Even leaving aside the magnitude of America’s existing debt, and the precarity of our present financial situation, there are reasons to worry that this is a bad idea. Decades of welfare-state experimentation have demonstrated time and again that dumping money on people isn’t usually an effective way to help them thrive. Entitlements create dependency traps, discourage adaptation and initiative, and erode “safety nets” of a more organic variety. Pronatalists tend to feel that families are deserving of greater support, and that caretakers should be more fittingly honored. I warmly agree with that, but I don’t think we’re likely to achieve it through handouts and government-distributed prizes. State-sponsored programs are likelier to turn all mothers into “welfare queens” in the eyes of their fellow citizens, further diminishing appreciation for the immense self-sacrifice that parenthood involves. The last thing we should want is to see childbearing reduced to a kind of bottom-rung option for people with poor employment prospects. (At the risk of sounding paranoid, I must note that that would also be the path most likely to reignite eugenics-oriented conversations in earnest.)
Recovering natural human bonds is a tall order. Conservatives have been pressing that cause for decades, with disappointing results. On the other hand, pronatalists are playing a long game. And there are things that can potentially be done to facilitate family formation without turning parents into wards of the state. The key is to stop thinking of families first and foremost as needy people requiring help, or even as noble people deserving of honor. We should think of them first as productive people in need of a hospitable climate congenial to their worthy aims. As it happens, conservatives have already ventured some way down this road. It was called Reform Conservatism, and I personally still think that that playbook contains some good ideas.

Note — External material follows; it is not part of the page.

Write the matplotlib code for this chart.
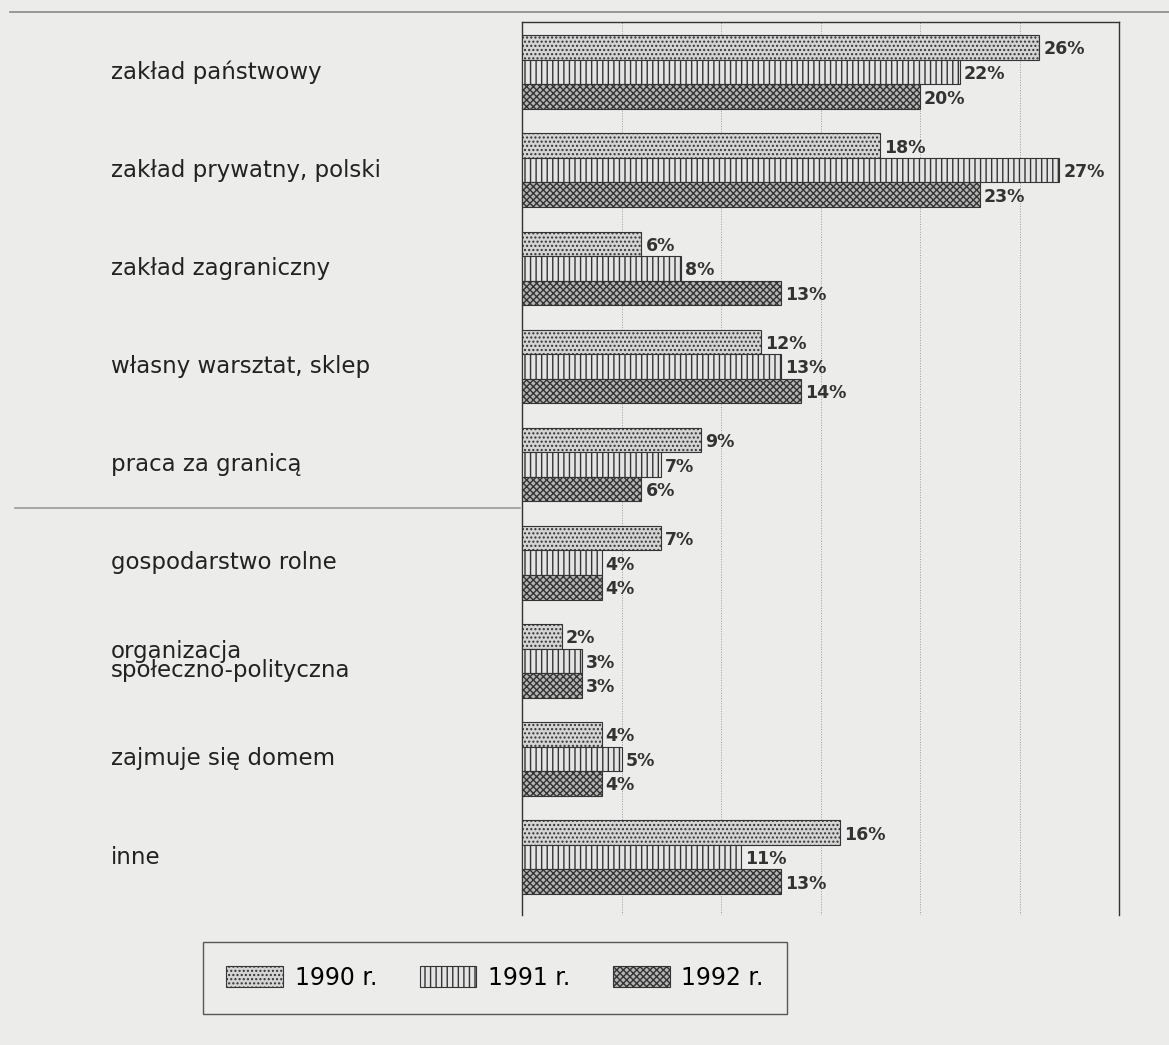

In principle, pronatalism could be the sort of cause that brings conservatives of different stripes together in fruitful conversation. Demographic collapse raises some very practical, policy-related concerns (a shrinking workforce, a loss of dynamism, horizons dotted with ghost towns), but it also reflects deeper moral and spiritual problems that traditionalists can speak to with eloquence. Why are people losing interest in perpetuating their family tree and their civilization? Why aren’t we willing to do hard things anymore? Most important of all, generating a productive response to the birth dearth could force conservatives to recognize the foolishness of pitting pro-business and pro-family policies against one another. Commerce and domestic life each have their own rhythm, but they also need one another and should be mutually supportive.
Can the New Right inspire that kind of conversation? It would require certain qualities that they have not reliably displayed: humility about what policy can accomplish, a willingness to talk to free-market conservatives, an agreement that long-term goals should be prioritized over short-term victories and political theater.
The stakes are high, though, and the moment is a dynamic one. So I will live in hope.